Multifetcher is a web-based server that enables parallel requests to external resources. This lightweight, high-performance solution takes advantage of Python's asynchronous I/O capabilities to fetch data from multiple URLs concurrently and efficiently.
- Asynchronous HTTP requests to external resources
- Dockerized application for easy setup and isolation
- HTTP POST API to receive multiple request details
- Streamed responses for real-time results
- Timeout handling for each request
These instructions will get you a copy of the project up and running on your local machine.
- Docker
- Clone this repository:
git clone https://github.com/yourusername/multifetcher.git
cd multifetcher
- Build the Docker image:
docker build -t multifetcher .
- Run the Docker container:
docker run -d -p 8000:8000 multifetcher
The server is now running at http://localhost:8000
.
Multifetcher listens for POST requests at its root URL. The body of the request should be a JSON array of objects representing the HTTP requests to make.

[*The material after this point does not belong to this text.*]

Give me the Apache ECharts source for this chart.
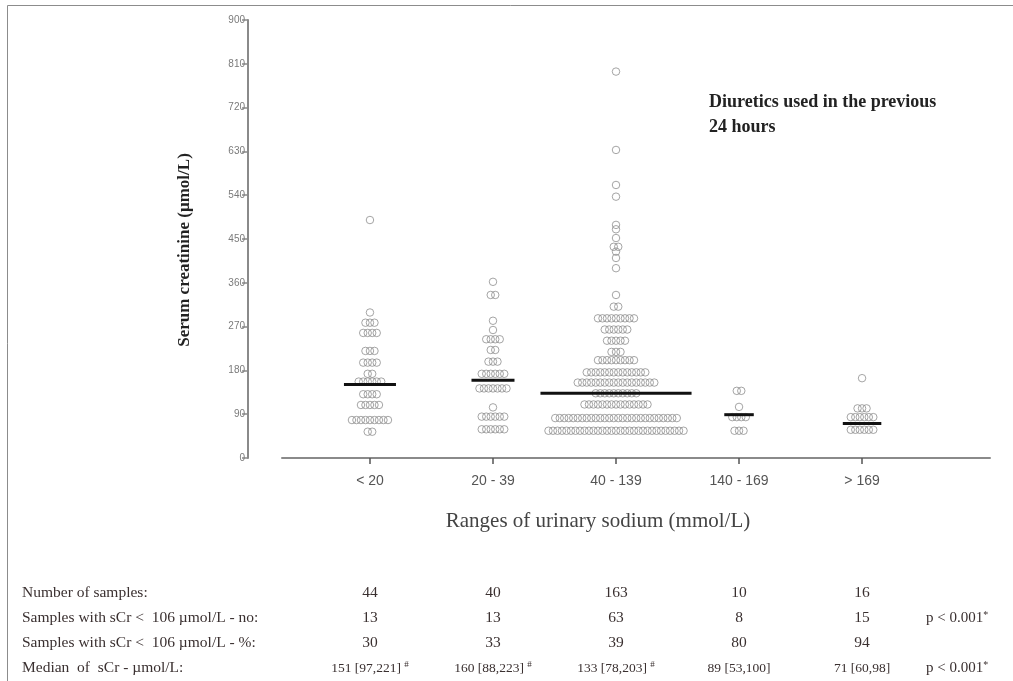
<!DOCTYPE html>
<html><head><meta charset="utf-8">
<script src="https://cdn.jsdelivr.net/npm/echarts@6/dist/echarts.min.js"></script>
<style>html,body{margin:0;padding:0;background:#fff}#c{width:1013px;height:681px}</style>
</head><body><div id="c"></div>
<script>
// ---------- data ----------
const categories = ['< 20', '20 - 39', '40 - 139', '140 - 169', '> 169'];
const yTicks = [0, 90, 180, 270, 360, 450, 540, 630, 720, 810, 900];

// serum creatinine values (µmol/L)
const groupLt20 = [489, 299, 278, 278, 278, 257, 257, 257, 257, 220, 220, 220,
  196, 196, 196, 196, 173, 173, 157, 157, 157, 157, 157, 157, 131, 131, 131, 131,
  109, 109, 109, 109, 109, 78, 78, 78, 78, 78, 78, 78, 78, 78, 54, 54];
const group20to39 = [362, 335, 335, 282, 263, 244, 244, 244, 244, 222, 222,
  198, 198, 198, 173, 173, 173, 173, 173, 173, 143, 143, 143, 143, 143, 143, 143,
  104, 85, 85, 85, 85, 85, 85, 59, 59, 59, 59, 59, 59];
const group40to139 = [794, 633, 561, 537, 479, 470, 452, 434, 434, 424, 411, 390,
  335, 311, 311,
  287, 287, 287, 287, 287, 287, 287, 287, 287,
  264, 264, 264, 264, 264, 264,
  241, 241, 241, 241, 241,
  218, 218, 218,
  201, 201, 201, 201, 201, 201, 201, 201, 201,
  176, 176, 176, 176, 176, 176, 176, 176, 176, 176, 176, 176, 176, 176,
  155, 155, 155, 155, 155, 155, 155, 155, 155, 155, 155, 155, 155, 155, 155, 155, 155, 155,
  133, 133, 133, 133, 133, 133, 133, 133, 133, 133,
  110, 110, 110, 110, 110, 110, 110, 110, 110, 110, 110, 110, 110, 110, 110,
  82, 82, 82, 82, 82, 82, 82, 82, 82, 82, 82, 82, 82, 82,
  82, 82, 82, 82, 82, 82, 82, 82, 82, 82, 82, 82, 82, 82,
  56, 56, 56, 56, 56, 56, 56, 56, 56, 56, 56, 56, 56, 56, 56, 56,
  56, 56, 56, 56, 56, 56, 56, 56, 56, 56, 56, 56, 56, 56, 56];
const group140to169 = [138, 138, 105, 84, 84, 84, 84, 56, 56, 56];
const groupGt169 = [164, 102, 102, 102, 84, 84, 84, 84, 84, 84, 58, 58, 58, 58, 58, 58];
const groups = [groupLt20, group20to39, group40to139, group140to169, groupGt169];
const medians = [151, 160, 133, 89, 71];

// table under the chart
const tableLabels = ['Number of samples:', 'Samples with sCr <  106 \u00b5mol/L - no:',
  'Samples with sCr <  106 \u00b5mol/L - %:', 'Median  of  sCr - \u00b5mol/L:'];
const nSamples = ['44', '40', '163', '10', '16'];
const nBelow106 = ['13', '13', '63', '8', '15'];
const pctBelow106 = ['30', '33', '39', '80', '94'];
const medianIqr = ['151 [97,221]', '160 [88,223]', '133 [78,203]', '89 [53,100]', '71 [60,98]'];
const medianMarks = ['#', '#', '#', '', ''];
const rowPValues = ['', 'p < 0.001', '', 'p < 0.001'];

// ---------- layout helpers ----------
const DX = 0.0366;          // horizontal spacing of dots in a row (axis units)
function swarm(values, xc) {
  const counts = {}, seen = {};
  values.forEach(v => { counts[v] = (counts[v] || 0) + 1; });
  return values.map(v => {
    const n = counts[v];
    seen[v] = seen[v] === undefined ? 0 : seen[v] + 1;
    return [xc + (seen[v] - (n - 1) / 2) * DX, v];
  });
}
function maxRow(values) {
  const c = {}; let m = 0;
  values.forEach(v => { c[v] = (c[v] || 0) + 1; m = Math.max(m, c[v]); });
  return m;
}

const chart = echarts.init(document.getElementById('c'), null, {renderer: 'canvas'});
const serif = '"Liberation Serif", "Times New Roman", serif';
const sans = '"Liberation Sans", Arial, sans-serif';

const scatterSeries = groups.map((g, i) => ({
  type: 'scatter',
  data: swarm(g, i + 1),
  symbol: 'circle',
  symbolSize: 7.5,
  itemStyle: {color: 'rgba(0,0,0,0)', borderColor: '#8f8f8f', borderWidth: 1},
  silent: true,
  z: 3
}));

const medianSeries = {
  type: 'custom',
  silent: true,
  z: 5,
  data: medians.map((m, i) => [i + 1, m, ((maxRow(groups[i]) - 1) * DX) / 2 + 0.065]),
  renderItem: (params, api) => {
    const x = api.value(0), m = api.value(1), hw = api.value(2);
    const p1 = api.coord([x - hw, m]), p2 = api.coord([x + hw, m]);
    return {type: 'line', shape: {x1: p1[0], y1: p1[1], x2: p2[0], y2: p2[1]},
      style: {stroke: '#111', lineWidth: 3}};
  }
};

chart.setOption({
  animation: false,
  backgroundColor: '#fff',
  grid: {left: 282, right: 23, top: 20, bottom: 223},
  xAxis: {
    type: 'value', min: 0.285, max: 6.04,
    splitLine: {show: false},
    axisLine: {lineStyle: {color: '#8a8a8a', width: 2}},
    axisTick: {show: true, length: 6, customValues: [1, 2, 3, 4, 5], lineStyle: {color: '#555', width: 1.5}},
    axisLabel: {customValues: [1, 2, 3, 4, 5], margin: 16, fontSize: 14, color: '#555', fontFamily: sans,
      formatter: v => categories[Math.round(v) - 1] || ''}
  },
  yAxis: {
    type: 'value', min: 0, max: 900, interval: 90, offset: 34,
    splitLine: {show: false},
    axisLine: {show: true, lineStyle: {color: '#8a8a8a', width: 2}},
    axisTick: {show: true, length: 6, lineStyle: {color: '#8a8a8a', width: 1.5}},
    axisLabel: {fontSize: 10, color: '#7a7a7a', margin: 3, fontFamily: sans,
      customValues: yTicks}
  },
  series: [...scatterSeries, medianSeries]
});

// ---------- texts ----------
const colX = categories.map((c, i) => chart.convertToPixel({xAxisIndex: 0}, i + 1));
const rowY = [593, 618, 643, 668];
const graphics = [
  {type: 'rect', shape: {x: 7.5, y: 5.5, width: 1020, height: 700},
    style: {fill: 'none', stroke: '#8c8c8c', lineWidth: 1}, silent: true},
  {type: 'text', x: 185, y: 250, rotation: Math.PI / 2,
    style: {text: 'Serum creatinine (\u00b5mol/L)', font: 'bold 17px ' + serif, fill: '#222',
      textAlign: 'center', textVerticalAlign: 'middle'}},
  {type: 'text', x: 598, y: 521,
    style: {text: 'Ranges of urinary sodium (mmol/L)', font: '21px ' + serif, fill: '#444',
      textAlign: 'center', textVerticalAlign: 'middle'}},
  {type: 'text', x: 709, y: 102,
    style: {text: 'Diuretics used in the previous', font: 'bold 18px ' + serif, fill: '#222',
      textAlign: 'left', textVerticalAlign: 'middle'}},
  {type: 'text', x: 709, y: 127,
    style: {text: '24 hours', font: 'bold 18px ' + serif, fill: '#222',
      textAlign: 'left', textVerticalAlign: 'middle'}}
];
tableLabels.forEach((t, r) => graphics.push({type: 'text', x: 22, y: rowY[r],
  style: {text: t, font: '15.5px ' + serif, fill: '#3a3030', textAlign: 'left', textVerticalAlign: 'middle'}}));
[nSamples, nBelow106, pctBelow106].forEach((row, r) => row.forEach((t, i) => graphics.push({
  type: 'text', x: colX[i], y: rowY[r],
  style: {text: t, font: '15.5px ' + serif, fill: '#3a3030', textAlign: 'center', textVerticalAlign: 'middle'}})));
medianIqr.forEach((t, i) => graphics.push({
  type: 'text', x: colX[i], y: rowY[3],
  style: {text: t + (medianMarks[i] ? ' {s|' + medianMarks[i] + '}' : ''),
    font: '13.5px ' + serif, fill: '#3a3030', textAlign: 'center', textVerticalAlign: 'middle',
    rich: {s: {fontSize: 9, fontFamily: serif, fill: '#3a3030', verticalAlign: 'top', padding: [0, 0, 6, 0]}}}}));
rowPValues.forEach((t, r) => { if (t) graphics.push({type: 'text', x: 926, y: rowY[r],
  style: {text: t + '{s|*}', font: '15px ' + serif, fill: '#3a3030', textAlign: 'left', textVerticalAlign: 'middle',
    rich: {s: {fontSize: 10, fontFamily: serif, fill: '#3a3030', padding: [0, 0, 6, 0]}}}}); });

chart.setOption({graphic: graphics});
</script>
</body></html>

An example POST request body might look like this:
[
{
"id": "1",
"method": "GET",
"url": "https://google.com"
},
{
"id": "2",
"method": "GET",
"headers": {"Cookie": "foo=bar"},
"url": "https://yandex.ru"
},
{
"id": "3",
"method": "GET",
"headers": {"Foo": "Bar"},
"url": "https://httpbin.org/json"
}
]
The server responds with a stream of newline-separated JSON objects. Each object corresponds to a response from one of the HTTP requests:
{"id": "1", "url": "https://google.com", "response": "<!doctype html><html itemscope=\"\"<...>"}
{"id": "2", "url": "https://yandex.ru", "response": "<!DOCTYPE html><html class=\"i-ua_js_<...>"}
{"id": "3", "url": "https://httpbin.org/json", "response": "{\n \"slideshow\": {\n<...>"}
You can test Multifetcher by running the provided test.py
script:
python test.py
This script sends a series of test HTTP requests to the server and prints the responses.
This project is licensed under the MIT License. See the LICENSE file for details.